**TASK TO CARRY OUT**.
Word for word, give the material below again, minus any images.

**DATA SECTION**.
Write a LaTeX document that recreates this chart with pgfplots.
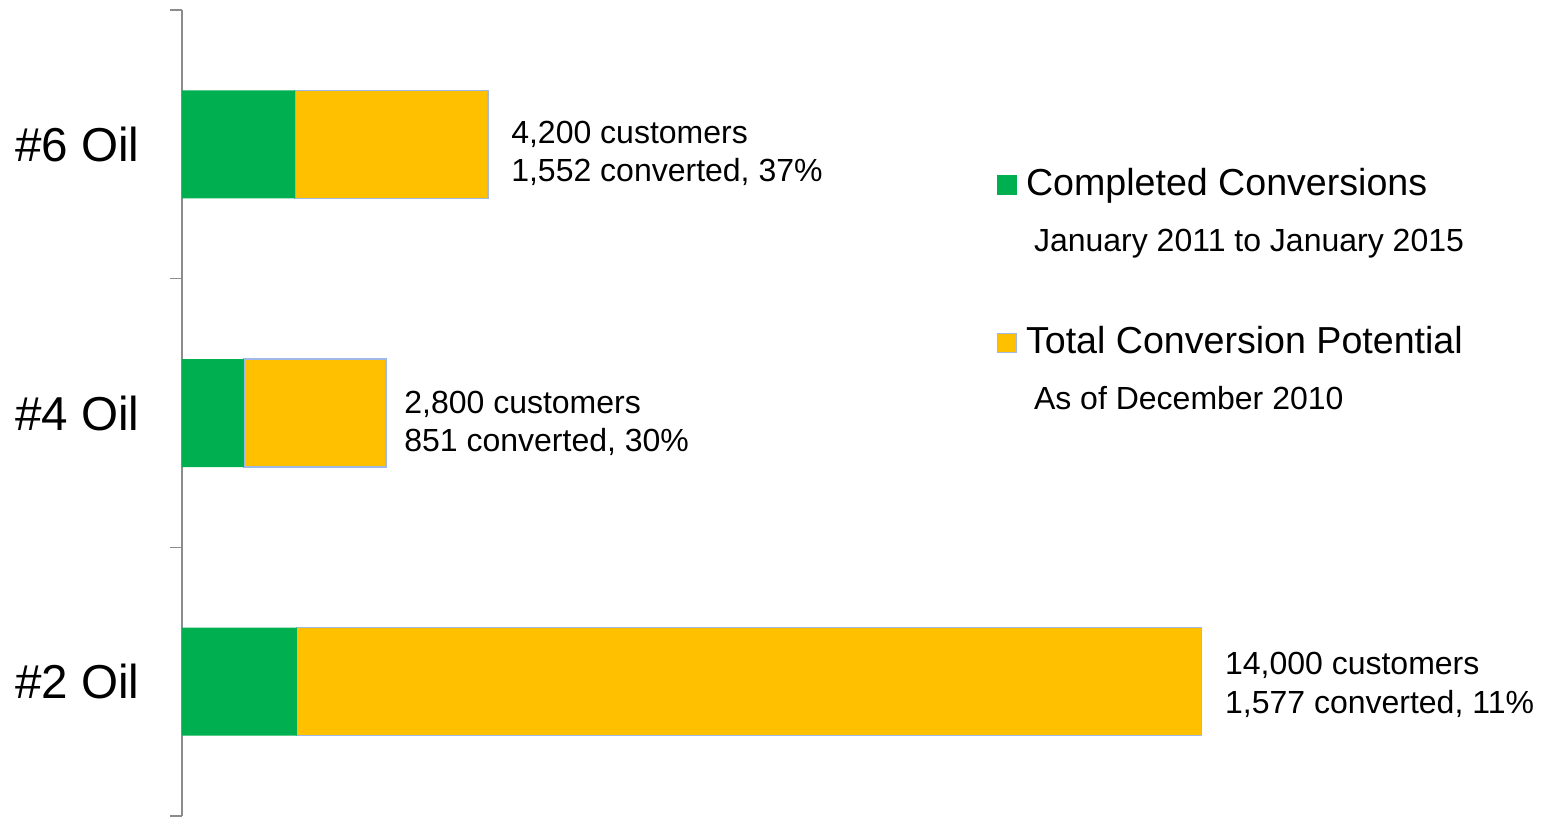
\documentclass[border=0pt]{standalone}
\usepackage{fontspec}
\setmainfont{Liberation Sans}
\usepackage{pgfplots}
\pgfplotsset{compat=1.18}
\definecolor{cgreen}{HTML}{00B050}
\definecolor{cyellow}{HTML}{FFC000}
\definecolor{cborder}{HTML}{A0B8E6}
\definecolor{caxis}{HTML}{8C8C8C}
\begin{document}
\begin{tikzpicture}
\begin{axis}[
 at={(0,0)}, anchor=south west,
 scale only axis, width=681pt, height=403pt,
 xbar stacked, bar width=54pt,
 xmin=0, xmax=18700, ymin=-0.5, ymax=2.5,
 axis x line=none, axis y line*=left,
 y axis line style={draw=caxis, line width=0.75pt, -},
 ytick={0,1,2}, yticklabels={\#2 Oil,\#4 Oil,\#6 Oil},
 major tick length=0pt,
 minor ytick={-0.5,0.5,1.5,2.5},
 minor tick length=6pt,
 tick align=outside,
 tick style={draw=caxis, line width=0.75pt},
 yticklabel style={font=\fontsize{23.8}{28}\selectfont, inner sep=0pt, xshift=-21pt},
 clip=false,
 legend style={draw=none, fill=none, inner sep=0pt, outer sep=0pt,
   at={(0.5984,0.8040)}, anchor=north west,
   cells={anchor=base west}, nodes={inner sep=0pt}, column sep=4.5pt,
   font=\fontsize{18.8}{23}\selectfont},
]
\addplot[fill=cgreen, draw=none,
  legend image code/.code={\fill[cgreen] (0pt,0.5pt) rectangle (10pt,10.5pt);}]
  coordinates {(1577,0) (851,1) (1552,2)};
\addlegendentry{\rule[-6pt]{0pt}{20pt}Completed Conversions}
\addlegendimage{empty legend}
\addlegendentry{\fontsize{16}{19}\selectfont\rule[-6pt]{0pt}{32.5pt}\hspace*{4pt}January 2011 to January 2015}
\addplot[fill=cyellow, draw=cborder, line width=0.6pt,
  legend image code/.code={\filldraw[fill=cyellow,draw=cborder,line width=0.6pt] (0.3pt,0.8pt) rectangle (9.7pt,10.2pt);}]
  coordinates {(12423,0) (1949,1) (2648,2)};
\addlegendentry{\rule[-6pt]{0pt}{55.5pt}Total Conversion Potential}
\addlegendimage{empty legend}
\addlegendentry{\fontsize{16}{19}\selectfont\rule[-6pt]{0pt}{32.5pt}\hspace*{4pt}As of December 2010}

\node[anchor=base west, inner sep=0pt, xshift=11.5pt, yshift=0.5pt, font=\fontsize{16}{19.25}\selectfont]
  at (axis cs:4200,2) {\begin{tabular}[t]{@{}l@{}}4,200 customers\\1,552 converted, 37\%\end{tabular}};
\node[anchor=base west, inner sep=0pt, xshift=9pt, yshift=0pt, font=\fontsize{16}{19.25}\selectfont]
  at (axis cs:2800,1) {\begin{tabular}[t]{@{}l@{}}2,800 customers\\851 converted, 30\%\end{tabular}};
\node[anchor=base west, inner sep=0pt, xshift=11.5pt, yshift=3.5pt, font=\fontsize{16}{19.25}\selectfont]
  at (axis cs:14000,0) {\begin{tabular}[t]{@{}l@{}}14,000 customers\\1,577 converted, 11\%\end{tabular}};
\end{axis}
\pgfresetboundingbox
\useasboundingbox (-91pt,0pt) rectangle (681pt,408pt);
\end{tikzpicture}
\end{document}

**FINISHED ANSWER**.
Write a LaTeX document that recreates this chart with pgfplots.
\documentclass[border=0pt]{standalone}
\usepackage{fontspec}
\setmainfont{Liberation Sans}
\usepackage{pgfplots}
\pgfplotsset{compat=1.18}
\definecolor{cgreen}{HTML}{00B050}
\definecolor{cyellow}{HTML}{FFC000}
\definecolor{cborder}{HTML}{A0B8E6}
\definecolor{caxis}{HTML}{8C8C8C}
\begin{document}
\begin{tikzpicture}
\begin{axis}[
 at={(0,0)}, anchor=south west,
 scale only axis, width=681pt, height=403pt,
 xbar stacked, bar width=54pt,
 xmin=0, xmax=18700, ymin=-0.5, ymax=2.5,
 axis x line=none, axis y line*=left,
 y axis line style={draw=caxis, line width=0.75pt, -},
 ytick={0,1,2}, yticklabels={\#2 Oil,\#4 Oil,\#6 Oil},
 major tick length=0pt,
 minor ytick={-0.5,0.5,1.5,2.5},
 minor tick length=6pt,
 tick align=outside,
 tick style={draw=caxis, line width=0.75pt},
 yticklabel style={font=\fontsize{23.8}{28}\selectfont, inner sep=0pt, xshift=-21pt},
 clip=false,
 legend style={draw=none, fill=none, inner sep=0pt, outer sep=0pt,
   at={(0.5984,0.8040)}, anchor=north west,
   cells={anchor=base west}, nodes={inner sep=0pt}, column sep=4.5pt,
   font=\fontsize{18.8}{23}\selectfont},
]
\addplot[fill=cgreen, draw=none,
  legend image code/.code={\fill[cgreen] (0pt,0.5pt) rectangle (10pt,10.5pt);}]
  coordinates {(1577,0) (851,1) (1552,2)};
\addlegendentry{\rule[-6pt]{0pt}{20pt}Completed Conversions}
\addlegendimage{empty legend}
\addlegendentry{\fontsize{16}{19}\selectfont\rule[-6pt]{0pt}{32.5pt}\hspace*{4pt}January 2011 to January 2015}
\addplot[fill=cyellow, draw=cborder, line width=0.6pt,
  legend image code/.code={\filldraw[fill=cyellow,draw=cborder,line width=0.6pt] (0.3pt,0.8pt) rectangle (9.7pt,10.2pt);}]
  coordinates {(12423,0) (1949,1) (2648,2)};
\addlegendentry{\rule[-6pt]{0pt}{55.5pt}Total Conversion Potential}
\addlegendimage{empty legend}
\addlegendentry{\fontsize{16}{19}\selectfont\rule[-6pt]{0pt}{32.5pt}\hspace*{4pt}As of December 2010}

\node[anchor=base west, inner sep=0pt, xshift=11.5pt, yshift=0.5pt, font=\fontsize{16}{19.25}\selectfont]
  at (axis cs:4200,2) {\begin{tabular}[t]{@{}l@{}}4,200 customers\\1,552 converted, 37\%\end{tabular}};
\node[anchor=base west, inner sep=0pt, xshift=9pt, yshift=0pt, font=\fontsize{16}{19.25}\selectfont]
  at (axis cs:2800,1) {\begin{tabular}[t]{@{}l@{}}2,800 customers\\851 converted, 30\%\end{tabular}};
\node[anchor=base west, inner sep=0pt, xshift=11.5pt, yshift=3.5pt, font=\fontsize{16}{19.25}\selectfont]
  at (axis cs:14000,0) {\begin{tabular}[t]{@{}l@{}}14,000 customers\\1,577 converted, 11\%\end{tabular}};
\end{axis}
\pgfresetboundingbox
\useasboundingbox (-91pt,0pt) rectangle (681pt,408pt);
\end{tikzpicture}
\end{document}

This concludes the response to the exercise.